Given task » Skip the pictures and quote all of the lines exactly.

Recorded data »
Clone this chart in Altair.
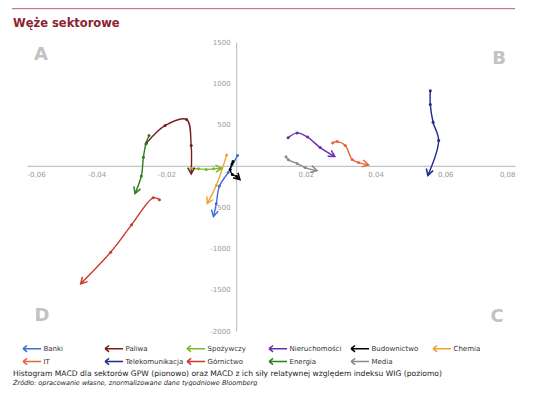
import math
import pandas as pd
import altair as alt

# ---------------- data ----------------
series = ["Banki", "Paliwa", "Spożywczy", "Nieruchomości", "Budownictwo", "Chemia",
          "IT", "Telekomunikacja", "Górnictwo", "Energia", "Media"]
colors = ["#3a6fd8", "#7a1c22", "#7cb82c", "#6a2db0", "#000000", "#f0a236",
          "#e8643a", "#1f2a8a", "#c8392b", "#2e7d1e", "#8a8a8a"]

banki_x = [0.0004, -0.0023, -0.0048, -0.0057, -0.0065]
banki_y = [125, -81, -244, -460, -613]
paliwa_x = [-0.0257, -0.0204, -0.0142, -0.0129, -0.0129]
paliwa_y = [278, 488, 560, 246, -97]
spozywczy_x = [-0.0129, -0.0108, -0.0086, -0.0065, -0.0041]
spozywczy_y = [-29, -36, -45, -36, -29]
nieruch_x = [0.0149, 0.0175, 0.0205, 0.0241, 0.0283]
nieruch_y = [339, 399, 348, 221, 113]
budown_x = [-0.0009, -0.0012, -0.0017, -0.0011, 0.0002, 0.0011]
budown_y = [52, 24, -45, -105, -129, -166]
chemia_x = [-0.0027, -0.0057, -0.0083]
chemia_y = [133, -238, -456]
it_x = [0.0277, 0.0290, 0.0313, 0.0333, 0.0351, 0.0380]
it_y = [278, 294, 246, 76, 40, 12]
telekom_x = [0.0557, 0.0557, 0.0565, 0.0581, 0.0550]
telekom_y = [911, 742, 528, 306, -117]
gornictwo_x = [-0.0220, -0.0238, -0.0300, -0.0360, -0.0446]
gornictwo_y = [-411, -387, -714, -1045, -1428]
energia_x = [-0.0250, -0.0259, -0.0266, -0.0272, -0.0290]
energia_y = [367, 266, 104, -123, -335]
media_x = [0.0143, 0.0150, 0.0175, 0.0198, 0.0232]
media_y = [109, 73, 28, -21, -57]

x_ticks = [-0.06, -0.04, -0.02, 0.0, 0.02, 0.04, 0.06, 0.08]
y_ticks = [-2000, -1500, -1000, -500, 0, 500, 1000, 1500]

title_text = "Węże sektorowe"
footer_1 = ("Histogram MACD dla sektorów GPW (pionowo) oraz MACD z ich siły "
            "relatywnej względem indeksu WIG (poziomo)")
footer_2 = "Źródło: opracowanie własne, znormalizowane dane tygodniowe Bloomberg"

# ---------------- layout ----------------
W, H = 488, 289
XMIN, XMAX = x_ticks[0], x_ticks[-1]
YMIN, YMAX = y_ticks[0], y_ticks[-1]
kx = W / (XMAX - XMIN)
ky = H / (YMAX - YMIN)

xs = [banki_x, paliwa_x, spozywczy_x, nieruch_x, budown_x, chemia_x,
      it_x, telekom_x, gornictwo_x, energia_x, media_x]
ys = [banki_y, paliwa_y, spozywczy_y, nieruch_y, budown_y, chemia_y,
      it_y, telekom_y, gornictwo_y, energia_y, media_y]

rows, dots, ends = [], [], []
for s, xl, yl in zip(series, xs, ys):
    n = len(xl)
    for i in range(n):
        r = {"series": s, "i": i, "x": xl[i], "y": yl[i]}
        rows.append(r)
        if i < n - 1:
            dots.append(r)
    dx = xl[-1] - xl[-2]
    dy = yl[-1] - yl[-2]
    ang = math.degrees(math.atan2(dx * kx, dy * ky)) % 360
    ends.append({"series": s, "x": xl[-1], "y": yl[-1], "angle": ang})

df = pd.DataFrame(rows)
df_dots = pd.DataFrame(dots)
df_ends = pd.DataFrame(ends)

FONT = "DejaVu Sans"
x_off = -(W * (0 - XMIN) / (XMAX - XMIN))
y_off = -(H * (0 - YMIN) / (YMAX - YMIN))

xenc = alt.X("x:Q", scale=alt.Scale(domain=[XMIN, XMAX], nice=False, zero=False),
             axis=alt.Axis(values=x_ticks, orient="bottom", offset=y_off, title=None,
                           grid=False, ticks=False, domainColor="#c4c4c4", domainWidth=1.2,
                           labelColor="#9a9a9a", labelFont=FONT, labelFontSize=7,
                           labelPadding=5,
                           labelExpr="datum.value == 0 ? '' : replace(toString(datum.value), '.', ',')"))
yenc = alt.Y("y:Q", scale=alt.Scale(domain=[YMIN, YMAX], nice=False, zero=False),
             axis=alt.Axis(values=y_ticks, orient="left", offset=x_off, title=None,
                           grid=False, ticks=False, domainColor="#c4c4c4", domainWidth=1.2,
                           labelColor="#9a9a9a", labelFont=FONT, labelFontSize=7,
                           labelPadding=6,
                           labelExpr="datum.value == 0 ? '' : toString(datum.value)"))

color_scale = alt.Scale(domain=series, range=colors)
legend_symbol = "M -2 0 L 2 0 M -2 0 L -1.1 -0.7 M -2 0 L -1.1 0.7"

lines = alt.Chart(df).mark_line(interpolate="catmull-rom", strokeWidth=1.4).encode(
    x=xenc, y=yenc, order=alt.Order("i:Q"),
    color=alt.Color("series:N", scale=color_scale,
                    legend=alt.Legend(orient="none", legendX=-0.5, legendY=301,
                                      direction="horizontal", columns=6, title=None,
                                      symbolType=legend_symbol, symbolSize=81,
                                      symbolStrokeWidth=1.5, labelFont=FONT,
                                      labelFontSize=7, labelColor="#333333",
                                      labelOffset=6, rowPadding=0, columnPadding=0,
                                      gridAlign="all", labelLimit=120)),
)

pts = alt.Chart(df_dots).mark_circle(size=9, opacity=1).encode(
    x=xenc, y=yenc, color=alt.Color("series:N", scale=color_scale, legend=None))

arrow_path = "M -0.7 1.25 L 0 0 L 0.7 1.25"
arrows = alt.Chart(df_ends).mark_point(shape=arrow_path, size=100, filled=False,
                                      strokeWidth=1.5, opacity=1).encode(
    x=xenc, y=yenc, angle=alt.Angle("angle:Q", scale=None),
    color=alt.Color("series:N", scale=color_scale, legend=None))


def label(text, x, y, **kw):
    return alt.Chart(pd.DataFrame({"t": [text]})).mark_text(font=FONT, **kw).encode(
        x=alt.value(x), y=alt.value(y), text="t:N")


top_rule = alt.Chart(pd.DataFrame({"a": [0]})).mark_rule(color="#b85a68", strokeWidth=1).encode(
    x=alt.value(-15), x2=alt.value(488), y=alt.value(-33.3))

title = label(title_text, -14, -18.5, fontSize=11.5, fontWeight="bold", color="#8b2333",
              align="left", baseline="middle")
letters = [
    label("A", 14, 12.5, fontSize=18, fontWeight="bold", color="#c2c2c2", align="center", baseline="middle"),
    label("B", 472, 17, fontSize=18, fontWeight="bold", color="#c2c2c2", align="center", baseline="middle"),
    label("C", 470, 275, fontSize=18, fontWeight="bold", color="#c2c2c2", align="center", baseline="middle"),
    label("D", 15, 274, fontSize=18, fontWeight="bold", color="#c2c2c2", align="center", baseline="middle"),
]
f1 = label(footer_1, -14, 331.5, fontSize=7.6, color="#222222", align="left", baseline="middle")
f2 = label(footer_2, -14, 340.5, fontSize=6.5, color="#222222", align="left", baseline="middle",
           fontStyle="italic")

chart = alt.layer(lines, pts, arrows, top_rule, title, *letters, f1, f2).properties(
    width=W, height=H,
    padding={"left": 19, "top": 34, "right": 13, "bottom": 55},
    autosize=alt.AutoSizeParams(type="none"),
    background="white",
).configure_view(stroke="transparent", strokeWidth=0)

chart.save("out.html", embed_options={"renderer": "svg", "actions": False})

Full output »
Clone this chart in Altair.
import math
import pandas as pd
import altair as alt

# ---------------- data ----------------
series = ["Banki", "Paliwa", "Spożywczy", "Nieruchomości", "Budownictwo", "Chemia",
          "IT", "Telekomunikacja", "Górnictwo", "Energia", "Media"]
colors = ["#3a6fd8", "#7a1c22", "#7cb82c", "#6a2db0", "#000000", "#f0a236",
          "#e8643a", "#1f2a8a", "#c8392b", "#2e7d1e", "#8a8a8a"]

banki_x = [0.0004, -0.0023, -0.0048, -0.0057, -0.0065]
banki_y = [125, -81, -244, -460, -613]
paliwa_x = [-0.0257, -0.0204, -0.0142, -0.0129, -0.0129]
paliwa_y = [278, 488, 560, 246, -97]
spozywczy_x = [-0.0129, -0.0108, -0.0086, -0.0065, -0.0041]
spozywczy_y = [-29, -36, -45, -36, -29]
nieruch_x = [0.0149, 0.0175, 0.0205, 0.0241, 0.0283]
nieruch_y = [339, 399, 348, 221, 113]
budown_x = [-0.0009, -0.0012, -0.0017, -0.0011, 0.0002, 0.0011]
budown_y = [52, 24, -45, -105, -129, -166]
chemia_x = [-0.0027, -0.0057, -0.0083]
chemia_y = [133, -238, -456]
it_x = [0.0277, 0.0290, 0.0313, 0.0333, 0.0351, 0.0380]
it_y = [278, 294, 246, 76, 40, 12]
telekom_x = [0.0557, 0.0557, 0.0565, 0.0581, 0.0550]
telekom_y = [911, 742, 528, 306, -117]
gornictwo_x = [-0.0220, -0.0238, -0.0300, -0.0360, -0.0446]
gornictwo_y = [-411, -387, -714, -1045, -1428]
energia_x = [-0.0250, -0.0259, -0.0266, -0.0272, -0.0290]
energia_y = [367, 266, 104, -123, -335]
media_x = [0.0143, 0.0150, 0.0175, 0.0198, 0.0232]
media_y = [109, 73, 28, -21, -57]

x_ticks = [-0.06, -0.04, -0.02, 0.0, 0.02, 0.04, 0.06, 0.08]
y_ticks = [-2000, -1500, -1000, -500, 0, 500, 1000, 1500]

title_text = "Węże sektorowe"
footer_1 = ("Histogram MACD dla sektorów GPW (pionowo) oraz MACD z ich siły "
            "relatywnej względem indeksu WIG (poziomo)")
footer_2 = "Źródło: opracowanie własne, znormalizowane dane tygodniowe Bloomberg"

# ---------------- layout ----------------
W, H = 488, 289
XMIN, XMAX = x_ticks[0], x_ticks[-1]
YMIN, YMAX = y_ticks[0], y_ticks[-1]
kx = W / (XMAX - XMIN)
ky = H / (YMAX - YMIN)

xs = [banki_x, paliwa_x, spozywczy_x, nieruch_x, budown_x, chemia_x,
      it_x, telekom_x, gornictwo_x, energia_x, media_x]
ys = [banki_y, paliwa_y, spozywczy_y, nieruch_y, budown_y, chemia_y,
      it_y, telekom_y, gornictwo_y, energia_y, media_y]

rows, dots, ends = [], [], []
for s, xl, yl in zip(series, xs, ys):
    n = len(xl)
    for i in range(n):
        r = {"series": s, "i": i, "x": xl[i], "y": yl[i]}
        rows.append(r)
        if i < n - 1:
            dots.append(r)
    dx = xl[-1] - xl[-2]
    dy = yl[-1] - yl[-2]
    ang = math.degrees(math.atan2(dx * kx, dy * ky)) % 360
    ends.append({"series": s, "x": xl[-1], "y": yl[-1], "angle": ang})

df = pd.DataFrame(rows)
df_dots = pd.DataFrame(dots)
df_ends = pd.DataFrame(ends)

FONT = "DejaVu Sans"
x_off = -(W * (0 - XMIN) / (XMAX - XMIN))
y_off = -(H * (0 - YMIN) / (YMAX - YMIN))

xenc = alt.X("x:Q", scale=alt.Scale(domain=[XMIN, XMAX], nice=False, zero=False),
             axis=alt.Axis(values=x_ticks, orient="bottom", offset=y_off, title=None,
                           grid=False, ticks=False, domainColor="#c4c4c4", domainWidth=1.2,
                           labelColor="#9a9a9a", labelFont=FONT, labelFontSize=7,
                           labelPadding=5,
                           labelExpr="datum.value == 0 ? '' : replace(toString(datum.value), '.', ',')"))
yenc = alt.Y("y:Q", scale=alt.Scale(domain=[YMIN, YMAX], nice=False, zero=False),
             axis=alt.Axis(values=y_ticks, orient="left", offset=x_off, title=None,
                           grid=False, ticks=False, domainColor="#c4c4c4", domainWidth=1.2,
                           labelColor="#9a9a9a", labelFont=FONT, labelFontSize=7,
                           labelPadding=6,
                           labelExpr="datum.value == 0 ? '' : toString(datum.value)"))

color_scale = alt.Scale(domain=series, range=colors)
legend_symbol = "M -2 0 L 2 0 M -2 0 L -1.1 -0.7 M -2 0 L -1.1 0.7"

lines = alt.Chart(df).mark_line(interpolate="catmull-rom", strokeWidth=1.4).encode(
    x=xenc, y=yenc, order=alt.Order("i:Q"),
    color=alt.Color("series:N", scale=color_scale,
                    legend=alt.Legend(orient="none", legendX=-0.5, legendY=301,
                                      direction="horizontal", columns=6, title=None,
                                      symbolType=legend_symbol, symbolSize=81,
                                      symbolStrokeWidth=1.5, labelFont=FONT,
                                      labelFontSize=7, labelColor="#333333",
                                      labelOffset=6, rowPadding=0, columnPadding=0,
                                      gridAlign="all", labelLimit=120)),
)

pts = alt.Chart(df_dots).mark_circle(size=9, opacity=1).encode(
    x=xenc, y=yenc, color=alt.Color("series:N", scale=color_scale, legend=None))

arrow_path = "M -0.7 1.25 L 0 0 L 0.7 1.25"
arrows = alt.Chart(df_ends).mark_point(shape=arrow_path, size=100, filled=False,
                                      strokeWidth=1.5, opacity=1).encode(
    x=xenc, y=yenc, angle=alt.Angle("angle:Q", scale=None),
    color=alt.Color("series:N", scale=color_scale, legend=None))


def label(text, x, y, **kw):
    return alt.Chart(pd.DataFrame({"t": [text]})).mark_text(font=FONT, **kw).encode(
        x=alt.value(x), y=alt.value(y), text="t:N")


top_rule = alt.Chart(pd.DataFrame({"a": [0]})).mark_rule(color="#b85a68", strokeWidth=1).encode(
    x=alt.value(-15), x2=alt.value(488), y=alt.value(-33.3))

title = label(title_text, -14, -18.5, fontSize=11.5, fontWeight="bold", color="#8b2333",
              align="left", baseline="middle")
letters = [
    label("A", 14, 12.5, fontSize=18, fontWeight="bold", color="#c2c2c2", align="center", baseline="middle"),
    label("B", 472, 17, fontSize=18, fontWeight="bold", color="#c2c2c2", align="center", baseline="middle"),
    label("C", 470, 275, fontSize=18, fontWeight="bold", color="#c2c2c2", align="center", baseline="middle"),
    label("D", 15, 274, fontSize=18, fontWeight="bold", color="#c2c2c2", align="center", baseline="middle"),
]
f1 = label(footer_1, -14, 331.5, fontSize=7.6, color="#222222", align="left", baseline="middle")
f2 = label(footer_2, -14, 340.5, fontSize=6.5, color="#222222", align="left", baseline="middle",
           fontStyle="italic")

chart = alt.layer(lines, pts, arrows, top_rule, title, *letters, f1, f2).properties(
    width=W, height=H,
    padding={"left": 19, "top": 34, "right": 13, "bottom": 55},
    autosize=alt.AutoSizeParams(type="none"),
    background="white",
).configure_view(stroke="transparent", strokeWidth=0)

chart.save("out.html", embed_options={"renderer": "svg", "actions": False})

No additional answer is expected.